With the pictures left out, copy the listing below exactly.

RAW DATA -
####

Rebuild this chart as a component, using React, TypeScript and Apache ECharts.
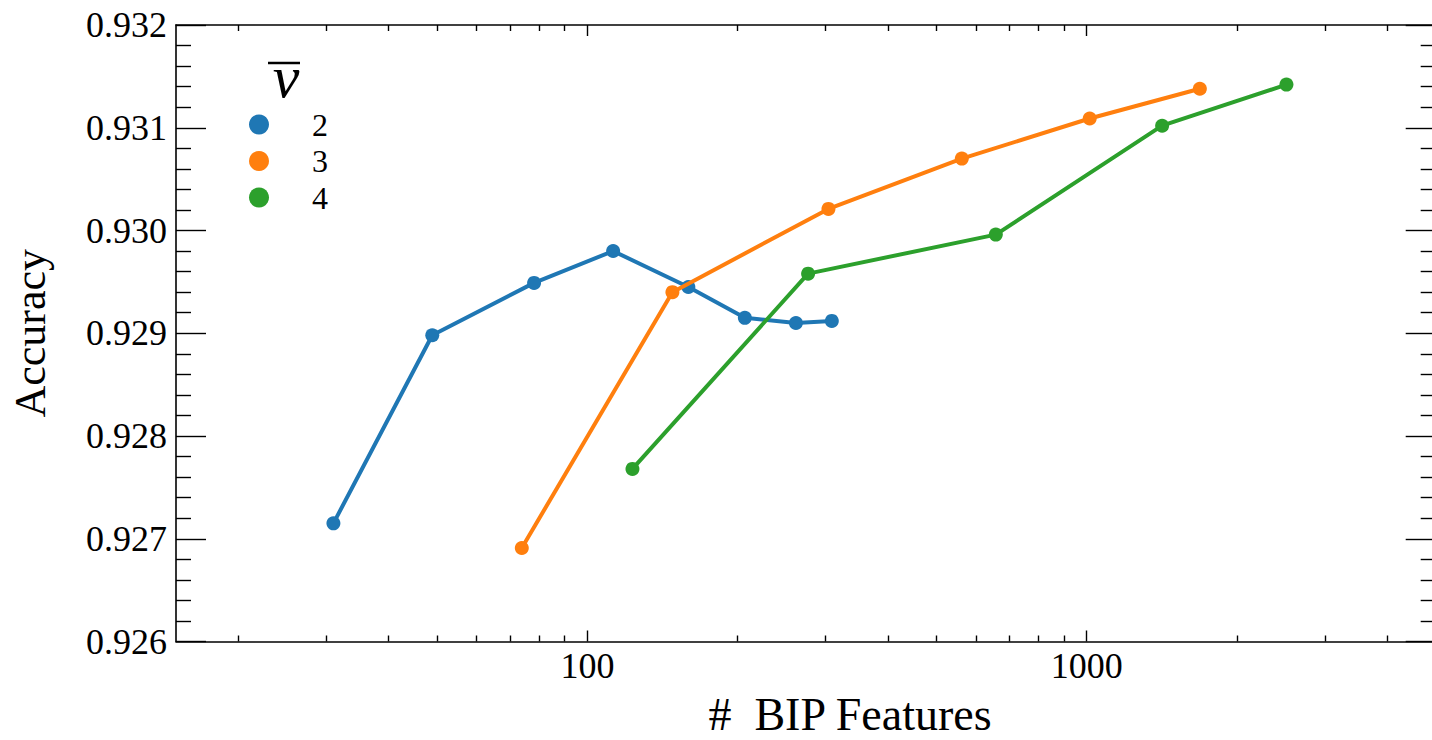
import React, { useEffect, useRef } from "react";
import * as echarts from "echarts";

const seriesNames = ["2", "3", "4"];
const seriesColors = ["#1f77b4", "#ff7f0e", "#2ca02c"];

const blueX = [31.0, 48.9, 78.2, 112.6, 159.3, 206.7, 261.6, 308.7];
const blueY = [0.92715, 0.92898, 0.92949, 0.9298, 0.92945, 0.92915, 0.9291, 0.92912];

const orangeX = [73.9, 148.0, 303.9, 562.2, 1014, 1685];
const orangeY = [0.92691, 0.9294, 0.93021, 0.9307, 0.93109, 0.93138];

const greenX = [123.1, 276.7, 657.6, 1416, 2512];
const greenY = [0.92768, 0.92958, 0.92996, 0.93102, 0.93142];

const xMajorTicks = [100, 1000];
const xMinorTicks = [20, 30, 40, 50, 60, 70, 80, 90, 200, 300, 400, 500, 600, 700, 800, 900, 2000, 3000, 4000];
const xLimits = [15, 5000];
const yLimits = [0.926, 0.932];
const yStep = 0.001;

const FONT = "'Liberation Serif', 'Times New Roman', serif";

function zip(xs: number[], ys: number[]) {
  return xs.map((x, i) => [x, ys[i]]);
}

export default function App() {
  const ref = useRef<HTMLDivElement>(null);

  useEffect(() => {
    if (!ref.current) return;
    const chart = echarts.init(ref.current, undefined, { renderer: "svg" });

    const black = "#000";
    const xAxisBase = (position: "top" | "bottom", major: boolean, showLine: boolean) => ({
      type: "log" as const,
      logBase: 10,
      min: xLimits[0],
      max: xLimits[1],
      gridIndex: 0,
      position,
      axisLine: { show: showLine, lineStyle: { color: black, width: 1.6 } },
      axisTick: {
        show: true,
        inside: true,
        length: major ? 11 : 6,
        customValues: major ? xMajorTicks : xMinorTicks,
        lineStyle: { color: black, width: 1.4 },
      },
      axisLabel: {
        show: major && position === "bottom",
        customValues: xMajorTicks,
        fontFamily: FONT,
        fontSize: 36,
        color: black,
        margin: 6,
        formatter: (v: number) => String(Math.round(v)),
      },
      splitLine: { show: false },
      minorTick: { show: false },
      minorSplitLine: { show: false },
    });

    const yAxisBase = (position: "left" | "right") => ({
      type: "value" as const,
      min: yLimits[0],
      max: yLimits[1],
      interval: yStep,
      position,
      axisLine: { show: position === "left", lineStyle: { color: black, width: 1.6 } },
      axisTick: { show: true, inside: true, length: 30, lineStyle: { color: black, width: 1.4 } },
      minorTick: { show: true, splitNumber: 5, length: 15, lineStyle: { color: black, width: 1.4 } },
      axisLabel: {
        show: position === "left",
        fontFamily: FONT,
        fontSize: 36,
        color: black,
        margin: 9,
        formatter: (v: number) => v.toFixed(3),
      },
      splitLine: { show: false },
      name: position === "left" ? "Accuracy" : "",
      nameLocation: "middle" as const,
      nameGap: 124,
      nameTextStyle: { fontFamily: FONT, fontSize: 44, color: black },
    });

    const xs = [blueX, orangeX, greenX];
    const ys = [blueY, orangeY, greenY];

    chart.setOption({
      animation: false,
      backgroundColor: "#fff",
      grid: {
        left: 176,
        top: 25,
        width: 1259.7,
        height: 616.5,
        containLabel: false,
        outerBoundsMode: "none",
      },
      xAxis: [
        xAxisBase("bottom", true, true),
        xAxisBase("bottom", false, false),
        xAxisBase("top", true, true),
        xAxisBase("top", false, false),
      ],
      yAxis: [yAxisBase("left"), yAxisBase("right")],
      legend: {
        data: seriesNames,
        orient: "vertical",
        left: 244,
        top: 103.5,
        icon: "circle",
        itemWidth: 20,
        itemHeight: 20,
        itemGap: 4.5,
        selectedMode: false,
        textStyle: { fontFamily: FONT, fontSize: 32, color: black, padding: [0, 0, 0, 38] },
      },
      graphic: [
        {
          type: "text",
          x: 850,
          y: 714,
          style: {
            text: "#  BIP Features",
            font: `46px ${FONT}`,
            fill: black,
            align: "center",
            verticalAlign: "middle",
          },
        },
        {
          type: "text",
          x: 286,
          y: 77,
          style: {
            text: "v",
            font: `italic 60px ${FONT}`,
            fill: black,
            align: "center",
            verticalAlign: "middle",
          },
        },
        {
          type: "line",
          shape: { x1: 268, y1: 63, x2: 300, y2: 63 },
          style: { stroke: black, lineWidth: 2.5 },
        },
      ],
      series: seriesNames.map((name, i) => ({
        name,
        type: "line",
        xAxisIndex: 0,
        yAxisIndex: 0,
        data: zip(xs[i], ys[i]),
        symbol: "circle",
        symbolSize: 14,
        showSymbol: true,
        color: seriesColors[i],
        itemStyle: { color: seriesColors[i] },
        lineStyle: { color: seriesColors[i], width: 4 },
        emphasis: { disabled: true },
        z: 2 + i,
      })),
    });

    return () => chart.dispose();
  }, []);

  return (
    <div
      ref={ref}
      style={{ position: "fixed", left: 0, top: 0, width: 1432, height: 740, background: "#fff" }}
    />
  );
}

####

FULL ANSWER -
Rebuild this chart as a component, using React, TypeScript and Apache ECharts.
import React, { useEffect, useRef } from "react";
import * as echarts from "echarts";

const seriesNames = ["2", "3", "4"];
const seriesColors = ["#1f77b4", "#ff7f0e", "#2ca02c"];

const blueX = [31.0, 48.9, 78.2, 112.6, 159.3, 206.7, 261.6, 308.7];
const blueY = [0.92715, 0.92898, 0.92949, 0.9298, 0.92945, 0.92915, 0.9291, 0.92912];

const orangeX = [73.9, 148.0, 303.9, 562.2, 1014, 1685];
const orangeY = [0.92691, 0.9294, 0.93021, 0.9307, 0.93109, 0.93138];

const greenX = [123.1, 276.7, 657.6, 1416, 2512];
const greenY = [0.92768, 0.92958, 0.92996, 0.93102, 0.93142];

const xMajorTicks = [100, 1000];
const xMinorTicks = [20, 30, 40, 50, 60, 70, 80, 90, 200, 300, 400, 500, 600, 700, 800, 900, 2000, 3000, 4000];
const xLimits = [15, 5000];
const yLimits = [0.926, 0.932];
const yStep = 0.001;

const FONT = "'Liberation Serif', 'Times New Roman', serif";

function zip(xs: number[], ys: number[]) {
  return xs.map((x, i) => [x, ys[i]]);
}

export default function App() {
  const ref = useRef<HTMLDivElement>(null);

  useEffect(() => {
    if (!ref.current) return;
    const chart = echarts.init(ref.current, undefined, { renderer: "svg" });

    const black = "#000";
    const xAxisBase = (position: "top" | "bottom", major: boolean, showLine: boolean) => ({
      type: "log" as const,
      logBase: 10,
      min: xLimits[0],
      max: xLimits[1],
      gridIndex: 0,
      position,
      axisLine: { show: showLine, lineStyle: { color: black, width: 1.6 } },
      axisTick: {
        show: true,
        inside: true,
        length: major ? 11 : 6,
        customValues: major ? xMajorTicks : xMinorTicks,
        lineStyle: { color: black, width: 1.4 },
      },
      axisLabel: {
        show: major && position === "bottom",
        customValues: xMajorTicks,
        fontFamily: FONT,
        fontSize: 36,
        color: black,
        margin: 6,
        formatter: (v: number) => String(Math.round(v)),
      },
      splitLine: { show: false },
      minorTick: { show: false },
      minorSplitLine: { show: false },
    });

    const yAxisBase = (position: "left" | "right") => ({
      type: "value" as const,
      min: yLimits[0],
      max: yLimits[1],
      interval: yStep,
      position,
      axisLine: { show: position === "left", lineStyle: { color: black, width: 1.6 } },
      axisTick: { show: true, inside: true, length: 30, lineStyle: { color: black, width: 1.4 } },
      minorTick: { show: true, splitNumber: 5, length: 15, lineStyle: { color: black, width: 1.4 } },
      axisLabel: {
        show: position === "left",
        fontFamily: FONT,
        fontSize: 36,
        color: black,
        margin: 9,
        formatter: (v: number) => v.toFixed(3),
      },
      splitLine: { show: false },
      name: position === "left" ? "Accuracy" : "",
      nameLocation: "middle" as const,
      nameGap: 124,
      nameTextStyle: { fontFamily: FONT, fontSize: 44, color: black },
    });

    const xs = [blueX, orangeX, greenX];
    const ys = [blueY, orangeY, greenY];

    chart.setOption({
      animation: false,
      backgroundColor: "#fff",
      grid: {
        left: 176,
        top: 25,
        width: 1259.7,
        height: 616.5,
        containLabel: false,
        outerBoundsMode: "none",
      },
      xAxis: [
        xAxisBase("bottom", true, true),
        xAxisBase("bottom", false, false),
        xAxisBase("top", true, true),
        xAxisBase("top", false, false),
      ],
      yAxis: [yAxisBase("left"), yAxisBase("right")],
      legend: {
        data: seriesNames,
        orient: "vertical",
        left: 244,
        top: 103.5,
        icon: "circle",
        itemWidth: 20,
        itemHeight: 20,
        itemGap: 4.5,
        selectedMode: false,
        textStyle: { fontFamily: FONT, fontSize: 32, color: black, padding: [0, 0, 0, 38] },
      },
      graphic: [
        {
          type: "text",
          x: 850,
          y: 714,
          style: {
            text: "#  BIP Features",
            font: `46px ${FONT}`,
            fill: black,
            align: "center",
            verticalAlign: "middle",
          },
        },
        {
          type: "text",
          x: 286,
          y: 77,
          style: {
            text: "v",
            font: `italic 60px ${FONT}`,
            fill: black,
            align: "center",
            verticalAlign: "middle",
          },
        },
        {
          type: "line",
          shape: { x1: 268, y1: 63, x2: 300, y2: 63 },
          style: { stroke: black, lineWidth: 2.5 },
        },
      ],
      series: seriesNames.map((name, i) => ({
        name,
        type: "line",
        xAxisIndex: 0,
        yAxisIndex: 0,
        data: zip(xs[i], ys[i]),
        symbol: "circle",
        symbolSize: 14,
        showSymbol: true,
        color: seriesColors[i],
        itemStyle: { color: seriesColors[i] },
        lineStyle: { color: seriesColors[i], width: 4 },
        emphasis: { disabled: true },
        z: 2 + i,
      })),
    });

    return () => chart.dispose();
  }, []);

  return (
    <div
      ref={ref}
      style={{ position: "fixed", left: 0, top: 0, width: 1432, height: 740, background: "#fff" }}
    />
  );
}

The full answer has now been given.